Member of West Bengal Legislative Assembly
- In office 2011–2016
- Preceded by: Constituency established
- Succeeded by: Dinen Roy
- Constituency: Kharagpur
- In office 1987–2011
- Preceded by: Sheikh Siraj Ali
- Succeeded by: Constituency abolished
- Constituency: Kharagpur Rural

Personal details
- Born: September 10, 1951 (age 74) Pelagerya, Midnapore district, Bengal Presidency
- Party: Communist Party of India (Marxist)
- Education: Midnapore College
- Alma mater: University of Calcutta

= Sheikh Najmul Haque =

West Bengal politician

Sheikh Najmul Haque (born 10 September 1951) was an Indian politician and farmer. He served as a member of the West Bengal Legislative Assembly for nearly thirty years.

==Early life and family==
Haque was born on 10 September 1951 to a Bengali family of Muslim Sheikhs in the village of Pelagerya in Midnapore district, Bengal Presidency. He is the son of Sheikh Shamsul Haque, and was the son-in-law of Mirza Jamaluddin Chishti. Haque studied at the Madpur Higher Secondary School and Midnapore College.
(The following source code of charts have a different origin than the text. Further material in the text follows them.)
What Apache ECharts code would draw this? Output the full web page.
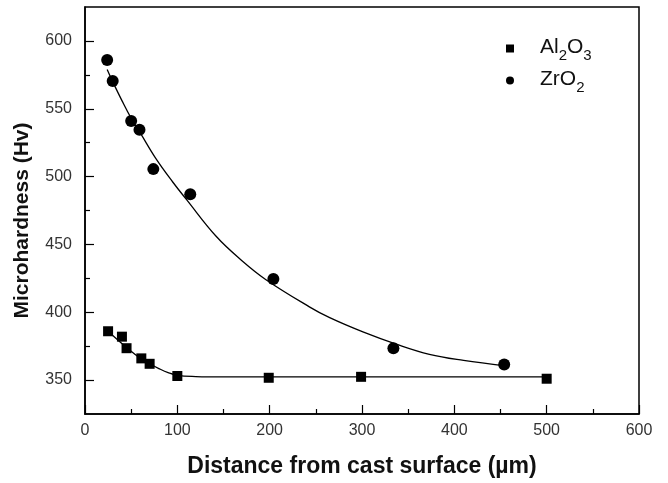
<!DOCTYPE html>
<html>
<head>
<meta charset="utf-8">
<script src="https://cdn.jsdelivr.net/npm/echarts@6.0.0/dist/echarts.min.js"></script>
<style>
    html, body { margin: 0; padding: 0; background: #fff; }
    #chart { width: 668px; height: 483px; }
</style>
</head>
<body>
<div id="chart"></div>
<script>
// measured points
var alX = [25, 40, 45, 61, 70, 100, 199, 299, 500];
var alY = [386, 382, 373.5, 366, 362, 353, 351.7, 352.4, 351];
var zrX = [24, 30, 50, 59, 74, 114, 204, 334, 454];
var zrY = [586, 570.5, 541, 534.5, 505.5, 487, 424.5, 373.5, 361.5];

// fitted curves
var alFitX = [25, 45, 60, 70, 80, 90, 100, 120, 150, 200, 300, 400, 500];
var alFitY = [386, 374, 366, 362, 358.5, 355.5, 353.5, 352.6, 352.3, 352.3, 352.3, 352.3, 352.3];
var zrFitX = [24, 30, 40, 50, 60, 77, 95, 110, 142, 170, 196, 243, 265, 301, 337, 373, 410, 455];
var zrFitY = [579, 570, 556, 543, 532, 513, 496, 483, 456, 438, 424, 404, 396, 385.5, 376.5, 369, 364.5, 360.5];

// axis ticks
var xTicks = [0, 100, 200, 300, 400, 500, 600];
var yTicks = [350, 400, 450, 500, 550, 600];
var yMinorTicks = [375, 425, 475, 525, 575];

var font = "'Liberation Sans', Arial, sans-serif";

function pairs(xs, ys) {
    var res = [];
    for (var i = 0; i < xs.length; i++) {
        res.push([xs[i], ys[i]]);
    }
    return res;
}

var myChart = echarts.init(document.getElementById('chart'));

var option = {
    backgroundColor: '#fff',
    animation: false,
    textStyle: { fontFamily: font },
    grid: {
        left: 85,
        right: 29,
        top: 7,
        bottom: 66,
        show: true,
        borderColor: '#000',
        borderWidth: 1.5
    },
    legend: {
        orient: 'vertical',
        left: 501,
        top: 32,
        itemWidth: 8,
        itemHeight: 8,
        itemGap: 6,
        data: ['Al2O3', 'ZrO2'],
        formatter: function (name) {
            if (name === 'Al2O3') {
                return '{f|Al}{s|2}{n|O}{s|3}';
            }
            return '{f|ZrO}{s|2}';
        },
        textStyle: {
            color: '#111',
            fontFamily: font,
            rich: {
                f: { fontSize: 21, verticalAlign: 'top', padding: [3, 0, 0, 21], fontFamily: font, color: '#111' },
                n: { fontSize: 21, verticalAlign: 'top', padding: [3, 0, 0, 0], fontFamily: font, color: '#111' },
                s: { fontSize: 15, verticalAlign: 'bottom', padding: [14, 0, 0, 0], fontFamily: font, color: '#111' }
            }
        }
    },
    xAxis: {
        type: 'value',
        min: 0,
        max: 600,
        interval: 100,
        name: 'Distance from cast surface (\u00b5m)',
        nameLocation: 'middle',
        nameGap: 41,
        nameTextStyle: { fontSize: 23, fontWeight: 'bold', color: '#111', fontFamily: font },
        axisLine: { lineStyle: { color: '#000', width: 1.5 } },
        axisTick: { inside: true, length: 9, lineStyle: { color: '#000', width: 1.2 } },
        minorTick: { show: true, splitNumber: 2, length: 5, lineStyle: { color: '#000', width: 1.2 } },
        axisLabel: {
            fontSize: 16,
            color: '#333',
            margin: 9,
            fontFamily: font,
            customValues: xTicks
        },
        splitLine: { show: false }
    },
    yAxis: [
        {
            type: 'value',
            min: 325,
            max: 625,
            name: 'Microhardness (Hv)',
            nameLocation: 'middle',
            nameGap: 52,
            nameTextStyle: { fontSize: 21, fontWeight: 'bold', color: '#111', fontFamily: font, padding: [0, 20, 0, 0] },
            axisLine: { show: true, lineStyle: { color: '#000', width: 1.5 } },
            axisTick: { show: true, inside: true, length: 9, customValues: yTicks, lineStyle: { color: '#000', width: 1.2 } },
            axisLabel: { fontSize: 16, color: '#333', margin: 13, fontFamily: font, customValues: yTicks },
            splitLine: { show: false }
        },
        {
            type: 'value',
            min: 325,
            max: 625,
            position: 'left',
            axisLine: { show: false },
            axisTick: { show: true, inside: true, length: 5, customValues: yMinorTicks, lineStyle: { color: '#000', width: 1.2 } },
            axisLabel: { show: false },
            splitLine: { show: false }
        }
    ],
    series: [
        {
            name: 'Al2O3fit',
            type: 'line',
            data: pairs(alFitX, alFitY),
            smooth: 0.4,
            showSymbol: false,
            lineStyle: { color: '#000', width: 1.3 },
            z: 1
        },
        {
            name: 'ZrO2fit',
            type: 'line',
            data: pairs(zrFitX, zrFitY),
            smooth: 0.4,
            showSymbol: false,
            lineStyle: { color: '#000', width: 1.3 },
            z: 1
        },
        {
            name: 'Al2O3',
            type: 'scatter',
            symbol: 'rect',
            symbolSize: 10,
            data: pairs(alX, alY),
            itemStyle: { color: '#000', opacity: 1 },
            z: 3
        },
        {
            name: 'ZrO2',
            type: 'scatter',
            symbol: 'circle',
            symbolSize: 12,
            data: pairs(zrX, zrY),
            itemStyle: { color: '#000', opacity: 1 },
            z: 3
        }
    ]
};

myChart.setOption(option);
window.addEventListener('resize', function () {
    myChart.resize();
});
</script>
</body>
</html>
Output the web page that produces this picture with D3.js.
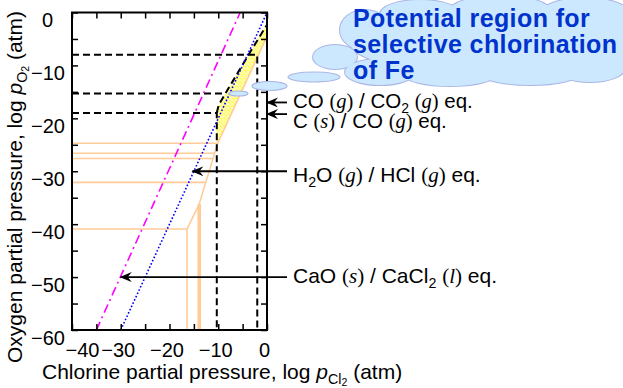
<!DOCTYPE html>
<html>
<head>
<meta charset="utf-8">
<script src="https://cdn.jsdelivr.net/npm/d3@7"></script>
<style>
body { margin: 0; background: #fff; }
svg { display: block; font-family: "Liberation Sans", Arial, sans-serif; }
</style>
</head>
<body>
<svg id="chart" width="623" height="388"></svg>
<script>
// axis ranges and ticks (log p in atm)
var xDomain = [-40, 0],
  yDomain = [0, -60],
  xTicks = d3.range(-40, 1, 5),
  yTicks = d3.range(0, -61, -5);

// equilibrium lines, [log pCl2, log pO2]
var caoLine = [[-35, -60], [-5.5, 0]];
var h2oLine = [[-30, -60], [0, 0]];
var carbonEdge = [[-10.3, -19], [-10.1, -18.2], [-9.7, -17.2], [-9.1, -16.2], [-8.2, -14.8], [-6, -11.4], [-3, -6.8], [0, -2.3]];
var dashedLines = [
  [[-40, -8], [-2, -8], [-2, -60]],
  [[-40, -15.3], [-8.8, -15.3]],
  [[-40, -19], [-10.3, -19], [-10.3, -60]]
];
var orangeThin = [
  [[-40, -24.7], [-10.1, -24.7], [0, -4.5]],
  [[-40, -26.6], [-10.73, -26.6]],
  [[-40, -27.6], [-11.07, -27.6]],
  [[-10.1, -24.7], [-12.57, -32.1], [-13.9, -36.2]],
  [[-40, -32.1], [-12.57, -32.1]],
  [[-13.9, -36.2], [-16.4, -40.9], [-40, -40.9]],
  [[-16.4, -40.9], [-16.4, -60]]
];
var orangeThick = [[-13.9, -36.2], [-13.9, -60]];
var feRegion = carbonEdge.concat([[0, -4.5], [-10.1, -24.7], [-10.3, -24.7]]);

// arrow tips for the equilibrium labels
var coTip = [0, -17], cTip = [0, -19.2], h2oTip = [-15.3, -30], caoTip = [-30, -50];

var svg = d3.select("#chart");
var x = d3.scaleLinear().domain(xDomain).range([72, 267]),
  y = d3.scaleLinear().domain(yDomain).range([12.5, 330]);
var line = d3.line().x(function (d) { return x(d[0]) }).y(function (d) { return y(d[1]) });

var defs = svg.append("defs");
defs.append("clipPath").attr("id", "plotclip").append("rect")
  .attr("x", x(-40)).attr("y", y(0)).attr("width", x(0) - x(-40)).attr("height", y(-60) - y(0));
var pat = defs.append("pattern").attr("id", "hatch").attr("width", 4).attr("height", 4).attr("patternUnits", "userSpaceOnUse");
pat.append("rect").attr("width", 4).attr("height", 4).attr("fill", "#ffff30");
pat.append("path").attr("d", "M0,0L4,4M4,0L0,4").attr("stroke", "#fffbdc").attr("stroke-width", 1.1);
defs.append("marker").attr("id", "arr").attr("viewBox", "0 0 12 10").attr("refX", 11).attr("refY", 5)
  .attr("markerWidth", 12).attr("markerHeight", 10).attr("markerUnits", "userSpaceOnUse").attr("orient", "auto")
  .append("path").attr("d", "M0,0L12,5L0,10L4,5Z").attr("fill", "#000");

var plot = svg.append("g").attr("clip-path", "url(#plotclip)");
plot.append("path").datum(feRegion).attr("d", line).attr("fill", "url(#hatch)");
plot.selectAll(".orange").data(orangeThin).enter().append("path")
  .attr("d", line).attr("fill", "none").attr("stroke", "#ffcc99").attr("stroke-width", 1.6);
plot.append("path").datum(orangeThick).attr("d", line).attr("fill", "none").attr("stroke", "#ffcc99").attr("stroke-width", 3.6);
plot.selectAll(".dash").data(dashedLines).enter().append("path")
  .attr("d", line).attr("fill", "none").attr("stroke", "#000").attr("stroke-width", 2).attr("stroke-dasharray", "7,4");
plot.append("path").datum(carbonEdge).attr("d", line.curve(d3.curveMonotoneX)).attr("fill", "none")
  .attr("stroke", "#000").attr("stroke-width", 2).attr("stroke-dasharray", "7,4");
line.curve(d3.curveLinear);
plot.append("path").datum(caoLine).attr("d", line).attr("fill", "none")
  .attr("stroke", "#ff00ff").attr("stroke-width", 1.6).attr("stroke-dasharray", "9,4,2,4");
plot.append("path").datum(h2oLine).attr("d", line).attr("fill", "none")
  .attr("stroke", "#0000ff").attr("stroke-width", 1.6).attr("stroke-dasharray", "1.6,2");

// axes
var fmt = d3.format("");
function tickStyle(g) {
  g.select(".domain").remove();
  g.attr("font-size", 20).attr("font-family", null);
  g.selectAll("line").attr("stroke-width", 1.5);
  g.selectAll("text").attr("fill", "#000");
}
svg.append("g").attr("transform", "translate(0," + y(-60) + ")")
  .call(d3.axisBottom(x).tickValues(xTicks).tickSize(-6).tickPadding(13)
    .tickFormat(function (d) { return d % 10 === 0 ? fmt(d) : "" }))
  .call(tickStyle)
  .selectAll("text").attr("dx", function (d) { return d === -40 ? 10 : -3 });
svg.append("g").attr("transform", "translate(" + x(-40) + ",0)")
  .call(d3.axisLeft(y).tickValues(yTicks).tickSize(-6).tickPadding(7)
    .tickFormat(function (d) { return d % 10 === 0 ? fmt(d) : "" }))
  .call(tickStyle)
  .selectAll("text").attr("dy", "0.72em").attr("x", function (d) { return d === 0 ? -19 : -7 });
svg.append("g").attr("transform", "translate(0," + y(0) + ")")
  .call(d3.axisTop(x).tickValues(xTicks).tickSize(-6).tickFormat(""))
  .call(tickStyle);
svg.append("g").attr("transform", "translate(" + x(0) + ",0)")
  .call(d3.axisRight(y).tickValues(yTicks).tickSize(-6).tickFormat(""))
  .call(tickStyle);
svg.append("rect").attr("x", x(-40)).attr("y", y(0)).attr("width", x(0) - x(-40)).attr("height", y(-60) - y(0))
  .attr("fill", "none").attr("stroke", "#000").attr("stroke-width", 2);

// rich text helper: [text, kind]
function rich(g, px, py, parts, size, rotate) {
  var t = g.append("text").attr("x", px).attr("y", py).attr("font-size", size);
  if (rotate) t.attr("transform", "rotate(-90," + px + "," + py + ")");
  var shift = 0;
  parts.forEach(function (p) {
    var s = t.append("tspan").text(p[0]);
    var k = p[1] || "", want = 0;
    if (k.indexOf("serif") >= 0) s.attr("font-family", "'Liberation Serif','Times New Roman',serif");
    if (k.indexOf("it") >= 0) s.attr("font-style", "italic");
    if (k.indexOf("sub2") >= 0) { s.attr("font-size", size * 0.5); want = size * 0.34 }
    else if (k.indexOf("sub") >= 0) { s.attr("font-size", size * 0.68); want = size * 0.24 }
    if (want !== shift) { s.attr("dy", want - shift); shift = want }
  });
  return t;
}

var titles = svg.append("g").attr("fill", "#000");
rich(titles, 42, 379, [["Chlorine partial pressure, log "], ["p", "it"], ["Cl", "sub"], ["2", "sub2"], [" (atm)"]], 21);
rich(titles, 22, 363, [["Oxygen partial pressure, log "], ["p", "it"], ["O", "sub"], ["2", "sub2"], [" (atm)"]], 21, true);

// cloud
var cloudLobes = [[335, 57, 22, 12], [365, 30, 25, 20], [420, 14, 40, 14], [500, 10, 50, 14], [585, 14, 45, 16],
  [615, 45, 25, 25], [380, 72, 35, 13], [450, 75, 45, 11], [530, 73, 50, 12], [590, 68, 35, 14], [480, 42, 130, 32]];
var bubbles = [[314, 77, 26, 5], [269.5, 86, 17.5, 4.5], [238.5, 93.5, 9.5, 2.5]];
var cloud = svg.append("g");
[true, false].forEach(function (outline) {
  cloud.append("g").selectAll("ellipse").data(cloudLobes).enter().append("ellipse")
    .attr("cx", function (d) { return d[0] }).attr("cy", function (d) { return d[1] })
    .attr("rx", function (d) { return d[2] }).attr("ry", function (d) { return d[3] })
    .attr("fill", "#cce8ff").attr("stroke", outline ? "#aab6e6" : "none").attr("stroke-width", 2);
});
cloud.selectAll(".bub").data(bubbles).enter().append("ellipse")
  .attr("cx", function (d) { return d[0] }).attr("cy", function (d) { return d[1] })
  .attr("rx", function (d) { return d[2] }).attr("ry", function (d) { return d[3] })
  .attr("fill", "#cce8ff").attr("stroke", "#aab6e6").attr("stroke-width", 1.2);
var cloudText = ["Potential region for", "selective chlorination", "of Fe"];
cloud.selectAll(".ct").data(cloudText).enter().append("text")
  .attr("x", 353).attr("y", function (d, i) { return 27 + i * 26 })
  .attr("font-size", 25).attr("font-weight", "bold").attr("letter-spacing", 0.4)
  .attr("fill", "#0033cc").text(function (d) { return d });

// labels with arrows
var labX = 293;
var notes = svg.append("g").attr("fill", "#000");
[[coTip, 108], [cTip, 128], [h2oTip, 182], [caoTip, 283]].forEach(function (a) {
  notes.append("line").attr("x1", labX - 6).attr("y1", y(a[0][1])).attr("x2", x(a[0][0])).attr("y2", y(a[0][1]))
    .attr("stroke", "#000").attr("stroke-width", 1.8).attr("marker-end", "url(#arr)");
});
rich(notes, labX, 108, [["CO "], ["(", "serif"], ["g", "serif it"], [")", "serif"], [" / CO"], ["2", "sub"], [" "],
  ["(", "serif"], ["g", "serif it"], [")", "serif"], [" eq."]], 20.5);
rich(notes, labX, 128, [["C "], ["(", "serif"], ["s", "serif it"], [")", "serif"], [" / CO "],
  ["(", "serif"], ["g", "serif it"], [")", "serif"], [" eq."]], 20.5);
rich(notes, labX, 182, [["H"], ["2", "sub"], ["O "], ["(", "serif"], ["g", "serif it"], [")", "serif"], [" / HCl "],
  ["(", "serif"], ["g", "serif it"], [")", "serif"], [" eq."]], 21);
rich(notes, labX, 283, [["CaO "], ["(", "serif"], ["s", "serif it"], [")", "serif"], [" / CaCl"], ["2", "sub"], [" "],
  ["(", "serif"], ["l", "serif it"], [")", "serif"], [" eq."]], 21);
</script>
</body>
</html>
He graduated with a Bachelor of Arts degree from the University of Calcutta in 1973.

==Career==
Haque was a farmer. He contested in the 1987 West Bengal Legislative Assembly election where he ran as a Communist Party of India (Marxist) candidate for Kharagpur Rural Assembly constituency. Haque contested in the 1991 West Bengal Legislative Assembly election and was re-elected to Kharagpur Rural. He contested in the 1996 West Bengal Legislative Assembly election and was re-elected to Kharagpur Rural. Haque contested in the 2001 West Bengal Legislative Assembly election and was re-elected to Kharagpur Rural. He contested in the 2006 West Bengal Legislative Assembly election and was re-elected to Kharagpur Rural. Haque was a member of the Committee on Petitions. Haque contested in the 2011 West Bengal Legislative Assembly election and was elected to the new Kharagpur Assembly constituency, winning against Trinamool politician Bilkis Khanam.